Your objective
Everything in the data should be repeated exactly, save for the images.

☆ ☆ ☆ ☆

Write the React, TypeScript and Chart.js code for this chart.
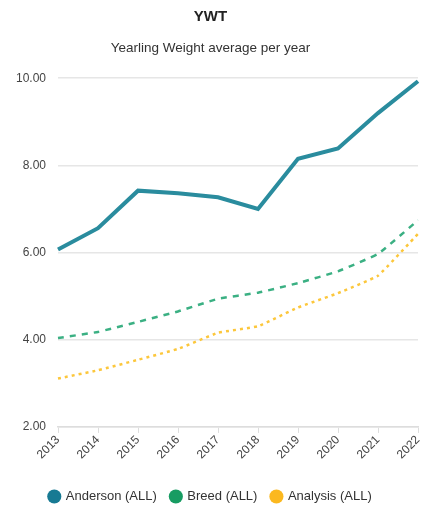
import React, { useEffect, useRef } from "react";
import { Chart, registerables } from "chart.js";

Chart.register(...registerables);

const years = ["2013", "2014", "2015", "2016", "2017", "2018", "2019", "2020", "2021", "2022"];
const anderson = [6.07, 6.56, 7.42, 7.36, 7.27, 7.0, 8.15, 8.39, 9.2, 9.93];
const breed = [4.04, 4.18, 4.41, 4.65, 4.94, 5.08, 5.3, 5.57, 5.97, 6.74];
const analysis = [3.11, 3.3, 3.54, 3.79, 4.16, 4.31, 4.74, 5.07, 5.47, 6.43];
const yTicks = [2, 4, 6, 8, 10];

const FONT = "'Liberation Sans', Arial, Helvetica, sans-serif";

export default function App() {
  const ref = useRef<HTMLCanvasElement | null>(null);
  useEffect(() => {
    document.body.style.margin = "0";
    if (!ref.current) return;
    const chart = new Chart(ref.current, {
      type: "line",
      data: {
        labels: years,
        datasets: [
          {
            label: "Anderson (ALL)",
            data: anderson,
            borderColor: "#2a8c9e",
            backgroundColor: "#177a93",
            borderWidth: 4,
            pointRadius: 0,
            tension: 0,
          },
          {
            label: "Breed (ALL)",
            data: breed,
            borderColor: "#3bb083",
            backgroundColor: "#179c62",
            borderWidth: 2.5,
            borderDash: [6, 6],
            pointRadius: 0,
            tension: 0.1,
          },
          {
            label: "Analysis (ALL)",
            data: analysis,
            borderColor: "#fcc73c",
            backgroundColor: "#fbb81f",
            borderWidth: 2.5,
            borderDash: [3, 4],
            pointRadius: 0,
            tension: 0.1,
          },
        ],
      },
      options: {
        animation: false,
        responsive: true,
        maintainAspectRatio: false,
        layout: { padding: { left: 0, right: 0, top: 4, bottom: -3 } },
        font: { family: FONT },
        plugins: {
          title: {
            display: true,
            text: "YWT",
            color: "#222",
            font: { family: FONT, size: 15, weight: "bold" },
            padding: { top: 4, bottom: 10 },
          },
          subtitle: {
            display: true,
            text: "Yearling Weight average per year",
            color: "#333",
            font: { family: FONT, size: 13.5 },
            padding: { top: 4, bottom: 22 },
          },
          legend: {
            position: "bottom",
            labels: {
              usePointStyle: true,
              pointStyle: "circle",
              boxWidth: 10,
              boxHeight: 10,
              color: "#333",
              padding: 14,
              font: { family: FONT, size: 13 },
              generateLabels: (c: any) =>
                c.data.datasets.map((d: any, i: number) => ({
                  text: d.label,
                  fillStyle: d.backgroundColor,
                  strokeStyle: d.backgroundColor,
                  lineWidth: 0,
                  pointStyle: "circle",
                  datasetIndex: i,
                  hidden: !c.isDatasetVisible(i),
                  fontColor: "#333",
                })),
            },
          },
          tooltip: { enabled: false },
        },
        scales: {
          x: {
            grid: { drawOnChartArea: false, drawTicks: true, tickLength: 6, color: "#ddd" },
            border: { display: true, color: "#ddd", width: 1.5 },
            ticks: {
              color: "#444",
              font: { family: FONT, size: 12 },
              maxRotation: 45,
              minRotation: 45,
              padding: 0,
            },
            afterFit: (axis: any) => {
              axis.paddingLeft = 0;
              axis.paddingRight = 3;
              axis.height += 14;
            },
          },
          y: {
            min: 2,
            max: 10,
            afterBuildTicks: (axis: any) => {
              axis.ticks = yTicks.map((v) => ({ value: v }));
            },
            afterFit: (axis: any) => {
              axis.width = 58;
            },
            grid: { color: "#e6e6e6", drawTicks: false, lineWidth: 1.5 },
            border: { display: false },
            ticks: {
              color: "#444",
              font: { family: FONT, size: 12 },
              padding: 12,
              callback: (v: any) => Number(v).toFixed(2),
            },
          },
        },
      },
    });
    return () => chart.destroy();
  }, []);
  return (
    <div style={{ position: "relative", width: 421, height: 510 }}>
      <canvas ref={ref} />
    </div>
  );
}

☆ ☆ ☆ ☆

Completed exercise
Write the React, TypeScript and Chart.js code for this chart.
import React, { useEffect, useRef } from "react";
import { Chart, registerables } from "chart.js";

Chart.register(...registerables);

const years = ["2013", "2014", "2015", "2016", "2017", "2018", "2019", "2020", "2021", "2022"];
const anderson = [6.07, 6.56, 7.42, 7.36, 7.27, 7.0, 8.15, 8.39, 9.2, 9.93];
const breed = [4.04, 4.18, 4.41, 4.65, 4.94, 5.08, 5.3, 5.57, 5.97, 6.74];
const analysis = [3.11, 3.3, 3.54, 3.79, 4.16, 4.31, 4.74, 5.07, 5.47, 6.43];
const yTicks = [2, 4, 6, 8, 10];

const FONT = "'Liberation Sans', Arial, Helvetica, sans-serif";

export default function App() {
  const ref = useRef<HTMLCanvasElement | null>(null);
  useEffect(() => {
    document.body.style.margin = "0";
    if (!ref.current) return;
    const chart = new Chart(ref.current, {
      type: "line",
      data: {
        labels: years,
        datasets: [
          {
            label: "Anderson (ALL)",
            data: anderson,
            borderColor: "#2a8c9e",
            backgroundColor: "#177a93",
            borderWidth: 4,
            pointRadius: 0,
            tension: 0,
          },
          {
            label: "Breed (ALL)",
            data: breed,
            borderColor: "#3bb083",
            backgroundColor: "#179c62",
            borderWidth: 2.5,
            borderDash: [6, 6],
            pointRadius: 0,
            tension: 0.1,
          },
          {
            label: "Analysis (ALL)",
            data: analysis,
            borderColor: "#fcc73c",
            backgroundColor: "#fbb81f",
            borderWidth: 2.5,
            borderDash: [3, 4],
            pointRadius: 0,
            tension: 0.1,
          },
        ],
      },
      options: {
        animation: false,
        responsive: true,
        maintainAspectRatio: false,
        layout: { padding: { left: 0, right: 0, top: 4, bottom: -3 } },
        font: { family: FONT },
        plugins: {
          title: {
            display: true,
            text: "YWT",
            color: "#222",
            font: { family: FONT, size: 15, weight: "bold" },
            padding: { top: 4, bottom: 10 },
          },
          subtitle: {
            display: true,
            text: "Yearling Weight average per year",
            color: "#333",
            font: { family: FONT, size: 13.5 },
            padding: { top: 4, bottom: 22 },
          },
          legend: {
            position: "bottom",
            labels: {
              usePointStyle: true,
              pointStyle: "circle",
              boxWidth: 10,
              boxHeight: 10,
              color: "#333",
              padding: 14,
              font: { family: FONT, size: 13 },
              generateLabels: (c: any) =>
                c.data.datasets.map((d: any, i: number) => ({
                  text: d.label,
                  fillStyle: d.backgroundColor,
                  strokeStyle: d.backgroundColor,
                  lineWidth: 0,
                  pointStyle: "circle",
                  datasetIndex: i,
                  hidden: !c.isDatasetVisible(i),
                  fontColor: "#333",
                })),
            },
          },
          tooltip: { enabled: false },
        },
        scales: {
          x: {
            grid: { drawOnChartArea: false, drawTicks: true, tickLength: 6, color: "#ddd" },
            border: { display: true, color: "#ddd", width: 1.5 },
            ticks: {
              color: "#444",
              font: { family: FONT, size: 12 },
              maxRotation: 45,
              minRotation: 45,
              padding: 0,
            },
            afterFit: (axis: any) => {
              axis.paddingLeft = 0;
              axis.paddingRight = 3;
              axis.height += 14;
            },
          },
          y: {
            min: 2,
            max: 10,
            afterBuildTicks: (axis: any) => {
              axis.ticks = yTicks.map((v) => ({ value: v }));
            },
            afterFit: (axis: any) => {
              axis.width = 58;
            },
            grid: { color: "#e6e6e6", drawTicks: false, lineWidth: 1.5 },
            border: { display: false },
            ticks: {
              color: "#444",
              font: { family: FONT, size: 12 },
              padding: 12,
              callback: (v: any) => Number(v).toFixed(2),
            },
          },
        },
      },
    });
    return () => chart.destroy();
  }, []);
  return (
    <div style={{ position: "relative", width: 421, height: 510 }}>
      <canvas ref={ref} />
    </div>
  );
}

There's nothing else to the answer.